**DATA SHOWN:**
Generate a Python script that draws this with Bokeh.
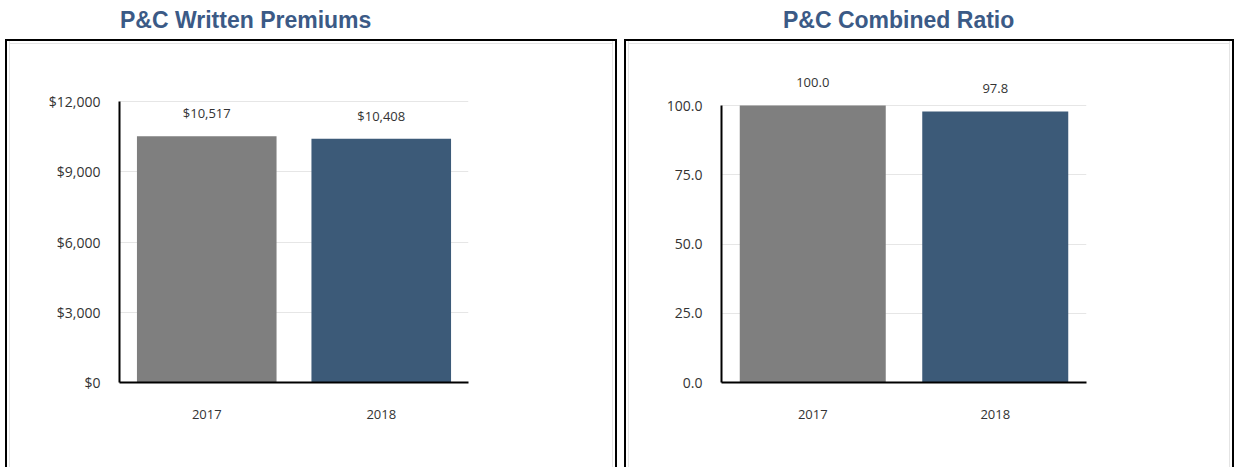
---
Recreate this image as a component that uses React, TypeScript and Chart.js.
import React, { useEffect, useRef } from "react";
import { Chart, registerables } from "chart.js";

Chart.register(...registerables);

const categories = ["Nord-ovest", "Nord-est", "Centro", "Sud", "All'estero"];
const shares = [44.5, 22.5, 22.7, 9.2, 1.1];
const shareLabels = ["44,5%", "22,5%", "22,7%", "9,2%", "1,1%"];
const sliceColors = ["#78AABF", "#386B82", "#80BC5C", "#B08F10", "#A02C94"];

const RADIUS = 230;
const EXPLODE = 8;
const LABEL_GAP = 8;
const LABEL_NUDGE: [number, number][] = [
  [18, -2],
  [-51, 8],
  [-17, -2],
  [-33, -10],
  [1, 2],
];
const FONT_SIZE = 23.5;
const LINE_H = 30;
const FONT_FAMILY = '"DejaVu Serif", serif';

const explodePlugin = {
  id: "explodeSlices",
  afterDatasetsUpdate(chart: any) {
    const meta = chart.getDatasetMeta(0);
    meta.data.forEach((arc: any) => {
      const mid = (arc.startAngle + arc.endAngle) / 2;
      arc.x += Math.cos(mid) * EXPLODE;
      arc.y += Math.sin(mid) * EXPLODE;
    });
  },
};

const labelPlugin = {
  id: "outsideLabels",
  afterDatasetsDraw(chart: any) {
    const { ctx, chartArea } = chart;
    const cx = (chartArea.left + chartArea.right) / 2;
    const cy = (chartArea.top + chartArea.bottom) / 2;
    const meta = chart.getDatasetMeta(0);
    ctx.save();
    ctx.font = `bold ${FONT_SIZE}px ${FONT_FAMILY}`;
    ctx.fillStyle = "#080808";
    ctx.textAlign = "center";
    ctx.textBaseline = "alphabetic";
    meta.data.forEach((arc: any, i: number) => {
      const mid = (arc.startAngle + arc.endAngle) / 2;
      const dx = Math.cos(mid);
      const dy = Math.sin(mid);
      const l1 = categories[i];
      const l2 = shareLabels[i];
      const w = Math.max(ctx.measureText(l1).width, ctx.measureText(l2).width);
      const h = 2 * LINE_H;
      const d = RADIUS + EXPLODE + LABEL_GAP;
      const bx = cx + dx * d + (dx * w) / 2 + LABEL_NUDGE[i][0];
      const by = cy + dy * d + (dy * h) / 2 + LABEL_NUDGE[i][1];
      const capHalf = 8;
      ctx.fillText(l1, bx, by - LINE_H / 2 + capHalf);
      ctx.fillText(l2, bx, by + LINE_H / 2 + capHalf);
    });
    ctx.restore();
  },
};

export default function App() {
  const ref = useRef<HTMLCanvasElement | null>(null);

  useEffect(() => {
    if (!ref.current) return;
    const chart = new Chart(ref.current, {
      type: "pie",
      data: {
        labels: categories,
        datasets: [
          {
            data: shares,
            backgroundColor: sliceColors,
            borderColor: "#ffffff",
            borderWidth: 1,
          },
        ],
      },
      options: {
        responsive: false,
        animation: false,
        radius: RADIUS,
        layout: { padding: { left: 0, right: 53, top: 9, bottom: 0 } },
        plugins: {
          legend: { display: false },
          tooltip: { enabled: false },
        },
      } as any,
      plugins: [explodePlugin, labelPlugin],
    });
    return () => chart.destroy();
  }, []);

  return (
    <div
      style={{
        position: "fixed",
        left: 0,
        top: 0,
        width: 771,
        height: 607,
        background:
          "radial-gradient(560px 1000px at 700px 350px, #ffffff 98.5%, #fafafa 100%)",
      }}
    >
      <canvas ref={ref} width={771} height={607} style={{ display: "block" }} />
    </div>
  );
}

**PROBLEM:**
Your task is to extract exactly the lines starting at the line with "Recreate this image" and ending at the line with "Chart.register(...registerables);", including both ends, and no other lines.

**EXERCISE OUTPUT:**
Recreate this image as a component that uses React, TypeScript and Chart.js.
import React, { useEffect, useRef } from "react";
import { Chart, registerables } from "chart.js";

Chart.register(...registerables);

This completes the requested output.